Kaminskas G. (1997) “Guarantees for Foreign Investment: the Concept and the System”, Ekonomika, 41(2), pp. 93–107. doi: 10.15388/Ekon.1997.16410.

Abstract

Investment relations, which play a significant role in international economic relations, have not been given thorough treatment in Lithuania. The aim of this article, therefore, is to discuss from both the theoretical and the practical viewpoint, the system of foreign investment guarantees as an integral part of these investment relations.

Six years of foreign investment practice in Lithuania entitle us to speak about some experience and “Lithuanian traditions” in this field, which is crucial for the country’s economy. This article presents a brief survey of international experience in the field of foreign investment guarantees and describes some countryspecific features observed in Lithuania.

The policy of foreign investment guarantees is a system of measures which demonstrate the attitude of government towards foreign investors and its commitment to encourage the investment of foreign capital in the country’s economy. Guarantees, however, represent only part of the overall inventory of measures necessary to ensure security of foreign investment. Apart from them, there is foreign investment insurance policy and international bilateral and trilateral agreements, which have not been thoroughly discussed in this article.
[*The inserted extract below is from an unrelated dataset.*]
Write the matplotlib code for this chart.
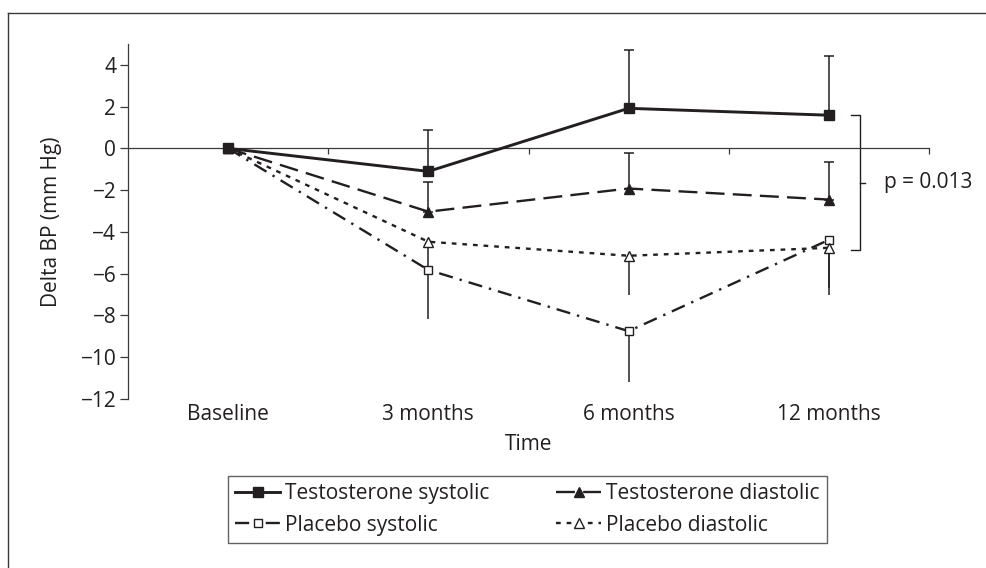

Foreign investment is vital for Lithuania, and all available measures must therefore be applied to create an investment-friendly environment which in itself may be described as an amalgam of certain conditions, namely

1) political stability;

2) legal transparency; and

3) favourable terms of taxation and a wide network of agreements on the avoidance of double taxation.

An investment-friendly environment is an integral part of general political stability, prevailing public attitudes and the cuontry’s ability to weigh the importance of foreign investment on its economy. Moreover, it is an integral element of a rational foreign investment policy which is formalized through legal acts governing property relations, tax policy and a variety of issues related to company activities.

The legal basis which regulates foreign investment policy serves only as a constituent part of the government’s foreign investment policy. However, this particular normative basis is the cornerstone of this policy.